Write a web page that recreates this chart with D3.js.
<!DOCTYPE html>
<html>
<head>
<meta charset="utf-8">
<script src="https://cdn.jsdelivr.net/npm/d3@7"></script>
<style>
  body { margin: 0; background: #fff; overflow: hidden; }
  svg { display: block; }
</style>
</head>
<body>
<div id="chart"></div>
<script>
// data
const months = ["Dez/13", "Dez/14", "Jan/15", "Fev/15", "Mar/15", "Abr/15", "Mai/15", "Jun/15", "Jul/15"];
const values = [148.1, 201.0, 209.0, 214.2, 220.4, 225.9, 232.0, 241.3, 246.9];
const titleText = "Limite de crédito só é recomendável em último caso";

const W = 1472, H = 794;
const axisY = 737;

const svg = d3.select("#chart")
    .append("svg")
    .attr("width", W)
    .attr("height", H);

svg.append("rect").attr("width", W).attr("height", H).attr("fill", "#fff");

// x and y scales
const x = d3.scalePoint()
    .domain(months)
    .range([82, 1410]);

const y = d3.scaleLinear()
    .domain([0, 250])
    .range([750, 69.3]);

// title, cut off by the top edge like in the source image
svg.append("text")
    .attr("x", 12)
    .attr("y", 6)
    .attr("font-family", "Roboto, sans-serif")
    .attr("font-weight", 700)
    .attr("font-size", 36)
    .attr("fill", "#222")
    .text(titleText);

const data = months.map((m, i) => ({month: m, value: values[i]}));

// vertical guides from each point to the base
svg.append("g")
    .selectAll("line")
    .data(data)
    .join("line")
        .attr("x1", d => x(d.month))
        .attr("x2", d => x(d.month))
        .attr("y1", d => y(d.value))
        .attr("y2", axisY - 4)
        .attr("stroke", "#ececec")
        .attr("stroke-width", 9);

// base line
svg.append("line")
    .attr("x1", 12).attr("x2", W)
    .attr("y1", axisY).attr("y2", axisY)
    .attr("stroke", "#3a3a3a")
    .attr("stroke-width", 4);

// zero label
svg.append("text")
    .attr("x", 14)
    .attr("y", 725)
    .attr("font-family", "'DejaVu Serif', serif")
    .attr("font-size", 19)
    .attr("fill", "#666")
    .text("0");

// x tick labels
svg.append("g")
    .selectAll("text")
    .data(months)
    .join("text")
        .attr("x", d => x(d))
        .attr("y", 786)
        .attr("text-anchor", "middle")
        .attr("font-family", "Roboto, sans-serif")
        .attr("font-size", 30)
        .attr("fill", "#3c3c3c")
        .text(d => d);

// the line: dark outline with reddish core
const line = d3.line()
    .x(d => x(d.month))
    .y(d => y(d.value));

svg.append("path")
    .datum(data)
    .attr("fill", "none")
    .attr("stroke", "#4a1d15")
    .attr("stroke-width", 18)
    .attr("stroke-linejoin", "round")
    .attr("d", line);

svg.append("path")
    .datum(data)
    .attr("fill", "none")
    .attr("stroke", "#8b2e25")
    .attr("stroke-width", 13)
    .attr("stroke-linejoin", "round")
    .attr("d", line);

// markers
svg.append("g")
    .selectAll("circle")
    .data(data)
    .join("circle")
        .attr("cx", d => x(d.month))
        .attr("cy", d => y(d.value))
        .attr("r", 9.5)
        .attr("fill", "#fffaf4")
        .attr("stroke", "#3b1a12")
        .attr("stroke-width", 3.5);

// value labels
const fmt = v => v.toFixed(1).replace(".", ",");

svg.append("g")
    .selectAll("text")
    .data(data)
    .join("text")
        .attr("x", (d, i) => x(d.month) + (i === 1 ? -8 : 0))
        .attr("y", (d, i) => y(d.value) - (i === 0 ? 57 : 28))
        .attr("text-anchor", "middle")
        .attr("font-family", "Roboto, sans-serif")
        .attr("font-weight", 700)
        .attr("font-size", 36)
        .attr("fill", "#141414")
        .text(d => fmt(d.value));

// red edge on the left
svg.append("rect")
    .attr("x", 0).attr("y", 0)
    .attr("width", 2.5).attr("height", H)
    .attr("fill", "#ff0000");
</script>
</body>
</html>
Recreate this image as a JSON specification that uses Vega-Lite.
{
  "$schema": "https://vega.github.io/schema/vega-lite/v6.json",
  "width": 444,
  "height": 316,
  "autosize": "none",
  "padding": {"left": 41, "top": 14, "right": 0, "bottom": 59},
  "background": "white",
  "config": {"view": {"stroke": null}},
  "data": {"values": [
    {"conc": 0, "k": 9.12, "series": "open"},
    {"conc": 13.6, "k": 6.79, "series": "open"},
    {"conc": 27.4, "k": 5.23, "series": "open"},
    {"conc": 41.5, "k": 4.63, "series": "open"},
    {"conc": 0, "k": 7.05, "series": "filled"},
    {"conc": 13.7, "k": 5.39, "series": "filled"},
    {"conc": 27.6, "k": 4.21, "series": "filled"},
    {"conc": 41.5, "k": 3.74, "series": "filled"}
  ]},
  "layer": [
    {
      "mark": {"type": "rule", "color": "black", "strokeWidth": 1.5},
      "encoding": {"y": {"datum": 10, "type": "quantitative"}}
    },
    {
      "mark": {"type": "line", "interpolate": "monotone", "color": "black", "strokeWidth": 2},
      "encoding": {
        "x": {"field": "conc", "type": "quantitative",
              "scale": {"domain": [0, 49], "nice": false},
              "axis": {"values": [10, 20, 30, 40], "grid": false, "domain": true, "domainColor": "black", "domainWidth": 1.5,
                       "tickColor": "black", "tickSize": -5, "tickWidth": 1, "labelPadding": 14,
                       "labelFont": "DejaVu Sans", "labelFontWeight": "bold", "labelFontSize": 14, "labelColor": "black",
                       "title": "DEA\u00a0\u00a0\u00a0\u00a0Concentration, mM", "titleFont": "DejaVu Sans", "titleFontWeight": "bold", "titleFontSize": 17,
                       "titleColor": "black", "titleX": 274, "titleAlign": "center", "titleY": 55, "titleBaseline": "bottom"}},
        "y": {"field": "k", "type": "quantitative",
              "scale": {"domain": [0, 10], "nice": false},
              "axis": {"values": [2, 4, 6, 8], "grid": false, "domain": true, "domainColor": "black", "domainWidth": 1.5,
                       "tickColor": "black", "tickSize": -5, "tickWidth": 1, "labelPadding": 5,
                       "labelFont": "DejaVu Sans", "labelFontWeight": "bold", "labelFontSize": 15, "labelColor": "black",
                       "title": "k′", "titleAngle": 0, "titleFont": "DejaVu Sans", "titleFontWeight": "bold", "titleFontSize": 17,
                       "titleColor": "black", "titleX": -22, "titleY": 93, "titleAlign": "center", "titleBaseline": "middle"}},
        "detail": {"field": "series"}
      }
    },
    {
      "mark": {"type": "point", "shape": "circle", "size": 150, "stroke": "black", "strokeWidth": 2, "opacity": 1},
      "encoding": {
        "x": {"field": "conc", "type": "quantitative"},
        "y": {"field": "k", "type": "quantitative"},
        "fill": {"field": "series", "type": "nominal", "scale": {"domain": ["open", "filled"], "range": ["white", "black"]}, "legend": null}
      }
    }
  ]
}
= = = = = = =
Exercise requirements:
Return all of the data exactly as it reads.

Result for this task:
Write a web page that recreates this chart with D3.js.
<!DOCTYPE html>
<html>
<head>
<meta charset="utf-8">
<script src="https://cdn.jsdelivr.net/npm/d3@7"></script>
<style>
  body { margin: 0; background: #fff; overflow: hidden; }
  svg { display: block; }
</style>
</head>
<body>
<div id="chart"></div>
<script>
// data
const months = ["Dez/13", "Dez/14", "Jan/15", "Fev/15", "Mar/15", "Abr/15", "Mai/15", "Jun/15", "Jul/15"];
const values = [148.1, 201.0, 209.0, 214.2, 220.4, 225.9, 232.0, 241.3, 246.9];
const titleText = "Limite de crédito só é recomendável em último caso";

const W = 1472, H = 794;
const axisY = 737;

const svg = d3.select("#chart")
    .append("svg")
    .attr("width", W)
    .attr("height", H);

svg.append("rect").attr("width", W).attr("height", H).attr("fill", "#fff");

// x and y scales
const x = d3.scalePoint()
    .domain(months)
    .range([82, 1410]);

const y = d3.scaleLinear()
    .domain([0, 250])
    .range([750, 69.3]);

// title, cut off by the top edge like in the source image
svg.append("text")
    .attr("x", 12)
    .attr("y", 6)
    .attr("font-family", "Roboto, sans-serif")
    .attr("font-weight", 700)
    .attr("font-size", 36)
    .attr("fill", "#222")
    .text(titleText);

const data = months.map((m, i) => ({month: m, value: values[i]}));

// vertical guides from each point to the base
svg.append("g")
    .selectAll("line")
    .data(data)
    .join("line")
        .attr("x1", d => x(d.month))
        .attr("x2", d => x(d.month))
        .attr("y1", d => y(d.value))
        .attr("y2", axisY - 4)
        .attr("stroke", "#ececec")
        .attr("stroke-width", 9);

// base line
svg.append("line")
    .attr("x1", 12).attr("x2", W)
    .attr("y1", axisY).attr("y2", axisY)
    .attr("stroke", "#3a3a3a")
    .attr("stroke-width", 4);

// zero label
svg.append("text")
    .attr("x", 14)
    .attr("y", 725)
    .attr("font-family", "'DejaVu Serif', serif")
    .attr("font-size", 19)
    .attr("fill", "#666")
    .text("0");

// x tick labels
svg.append("g")
    .selectAll("text")
    .data(months)
    .join("text")
        .attr("x", d => x(d))
        .attr("y", 786)
        .attr("text-anchor", "middle")
        .attr("font-family", "Roboto, sans-serif")
        .attr("font-size", 30)
        .attr("fill", "#3c3c3c")
        .text(d => d);

// the line: dark outline with reddish core
const line = d3.line()
    .x(d => x(d.month))
    .y(d => y(d.value));

svg.append("path")
    .datum(data)
    .attr("fill", "none")
    .attr("stroke", "#4a1d15")
    .attr("stroke-width", 18)
    .attr("stroke-linejoin", "round")
    .attr("d", line);

svg.append("path")
    .datum(data)
    .attr("fill", "none")
    .attr("stroke", "#8b2e25")
    .attr("stroke-width", 13)
    .attr("stroke-linejoin", "round")
    .attr("d", line);

// markers
svg.append("g")
    .selectAll("circle")
    .data(data)
    .join("circle")
        .attr("cx", d => x(d.month))
        .attr("cy", d => y(d.value))
        .attr("r", 9.5)
        .attr("fill", "#fffaf4")
        .attr("stroke", "#3b1a12")
        .attr("stroke-width", 3.5);

// value labels
const fmt = v => v.toFixed(1).replace(".", ",");

svg.append("g")
    .selectAll("text")
    .data(data)
    .join("text")
        .attr("x", (d, i) => x(d.month) + (i === 1 ? -8 : 0))
        .attr("y", (d, i) => y(d.value) - (i === 0 ? 57 : 28))
        .attr("text-anchor", "middle")
        .attr("font-family", "Roboto, sans-serif")
        .attr("font-weight", 700)
        .attr("font-size", 36)
        .attr("fill", "#141414")
        .text(d => fmt(d.value));

// red edge on the left
svg.append("rect")
    .attr("x", 0).attr("y", 0)
    .attr("width", 2.5).attr("height", H)
    .attr("fill", "#ff0000");
</script>
</body>
</html>
Recreate this image as a JSON specification that uses Vega-Lite.
{
  "$schema": "https://vega.github.io/schema/vega-lite/v6.json",
  "width": 444,
  "height": 316,
  "autosize": "none",
  "padding": {"left": 41, "top": 14, "right": 0, "bottom": 59},
  "background": "white",
  "config": {"view": {"stroke": null}},
  "data": {"values": [
    {"conc": 0, "k": 9.12, "series": "open"},
    {"conc": 13.6, "k": 6.79, "series": "open"},
    {"conc": 27.4, "k": 5.23, "series": "open"},
    {"conc": 41.5, "k": 4.63, "series": "open"},
    {"conc": 0, "k": 7.05, "series": "filled"},
    {"conc": 13.7, "k": 5.39, "series": "filled"},
    {"conc": 27.6, "k": 4.21, "series": "filled"},
    {"conc": 41.5, "k": 3.74, "series": "filled"}
  ]},
  "layer": [
    {
      "mark": {"type": "rule", "color": "black", "strokeWidth": 1.5},
      "encoding": {"y": {"datum": 10, "type": "quantitative"}}
    },
    {
      "mark": {"type": "line", "interpolate": "monotone", "color": "black", "strokeWidth": 2},
      "encoding": {
        "x": {"field": "conc", "type": "quantitative",
              "scale": {"domain": [0, 49], "nice": false},
              "axis": {"values": [10, 20, 30, 40], "grid": false, "domain": true, "domainColor": "black", "domainWidth": 1.5,
                       "tickColor": "black", "tickSize": -5, "tickWidth": 1, "labelPadding": 14,
                       "labelFont": "DejaVu Sans", "labelFontWeight": "bold", "labelFontSize": 14, "labelColor": "black",
                       "title": "DEA\u00a0\u00a0\u00a0\u00a0Concentration, mM", "titleFont": "DejaVu Sans", "titleFontWeight": "bold", "titleFontSize": 17,
                       "titleColor": "black", "titleX": 274, "titleAlign": "center", "titleY": 55, "titleBaseline": "bottom"}},
        "y": {"field": "k", "type": "quantitative",
              "scale": {"domain": [0, 10], "nice": false},
              "axis": {"values": [2, 4, 6, 8], "grid": false, "domain": true, "domainColor": "black", "domainWidth": 1.5,
                       "tickColor": "black", "tickSize": -5, "tickWidth": 1, "labelPadding": 5,
                       "labelFont": "DejaVu Sans", "labelFontWeight": "bold", "labelFontSize": 15, "labelColor": "black",
                       "title": "k′", "titleAngle": 0, "titleFont": "DejaVu Sans", "titleFontWeight": "bold", "titleFontSize": 17,
                       "titleColor": "black", "titleX": -22, "titleY": 93, "titleAlign": "center", "titleBaseline": "middle"}},
        "detail": {"field": "series"}
      }
    },
    {
      "mark": {"type": "point", "shape": "circle", "size": 150, "stroke": "black", "strokeWidth": 2, "opacity": 1},
      "encoding": {
        "x": {"field": "conc", "type": "quantitative"},
        "y": {"field": "k", "type": "quantitative"},
        "fill": {"field": "series", "type": "nominal", "scale": {"domain": ["open", "filled"], "range": ["white", "black"]}, "legend": null}
      }
    }
  ]
}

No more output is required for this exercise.